C’était toujours une fête pour moi que de rencontrer des chrétiens et des chrétiennes venus d’ailleurs, de d’autres continents, et portant en eux-mêmes cette même joie de croire au Christ que moi. Je trouvais là une confirmation que la vie spirituelle dépasse les questions de langues, de cultures, de races et de frontières. Dieu se donne à tous, de la même manière que le soleil brille pour tout le monde où que l’on soit sur la planète. Par ailleurs, dans mon expérience de l’Église, j’ai été surpris, parfois déçu, par son côté plus souvent humain que spirituel. J’ai connu à la fois des pasteurs et des évêques admirables, d’une simplicité et d’une sainteté désarmantes.

J’ai connu et je connais des chrétiens et des chrétiennes dont j’envie le don de soi et la générosité à toute épreuve. Et tout comme vous, j’ai été blessé, scandalisé parfois par les mesquineries qui peuvent exister entre chrétiens, par des comportements qui ne sont pas dignes de l’Évangile. Souvent, ceux et celles qu’il faut bien appeler nos frères et soeurs dans la foi, d’ici ou d’ailleurs, nous font souffrir. Comme vous, les scandales qui parfois ébranlent l’Église me blessent.

Je n’aime pas que l’on défigure le Christ, que des hommes et encore moins des gens qui se disent chrétiens, exploitent les pauvres et les opprimés; que des dictatures se revêtent de la bénédiction d’autorités ecclésiales dans certains pays; que des chrétiens prônent le racisme, la purification ethnique, qu’ils mènent des guerres de conquête… Et ce n’est que la pointe de l’iceberg des forces du mal avec lesquelles sans cesse l’Église est aux prises dans son combat pour faire triompher l’amour de Dieu.

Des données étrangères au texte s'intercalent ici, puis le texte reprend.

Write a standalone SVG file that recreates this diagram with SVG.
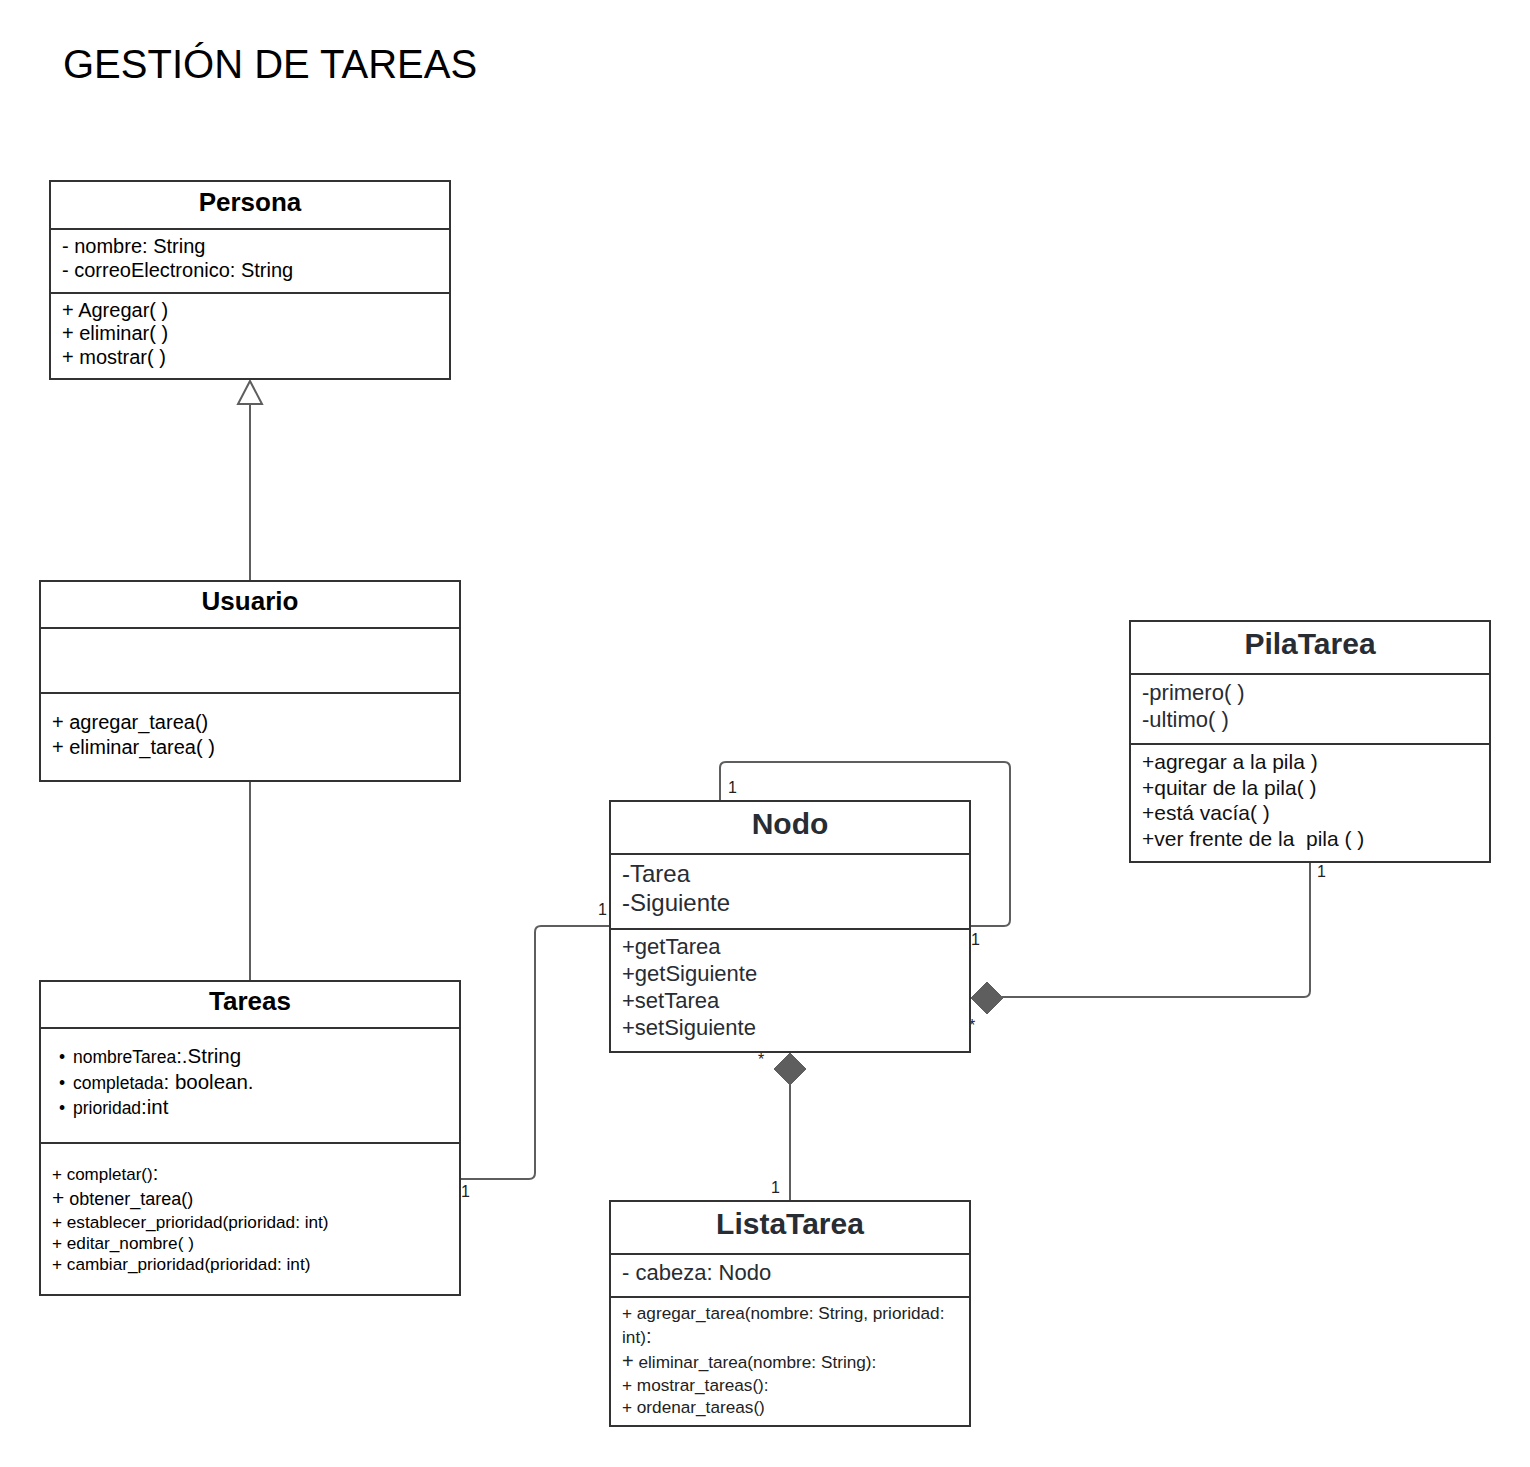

Elle ne gagne pas toujours puisque ce sont des hommes comme vous et moi qui la composent. Bien sûr, il serait tentant de vouloir séparer le bon grain de l’ivraie, faire de l’Église un refuge de purs, mais le Christ lui-même y a renoncé… C’est pourquoi en dépit de ses forces et de ses faiblesses, mon expérience de foi m’a amené à aimer l’Église, à voir au-delà des apparences. Car j’aime cette communion des disciples du Christ qui, avec leurs forces et leurs pauvretés, veulent vivre de la bonne nouvelle de Jésus Christ.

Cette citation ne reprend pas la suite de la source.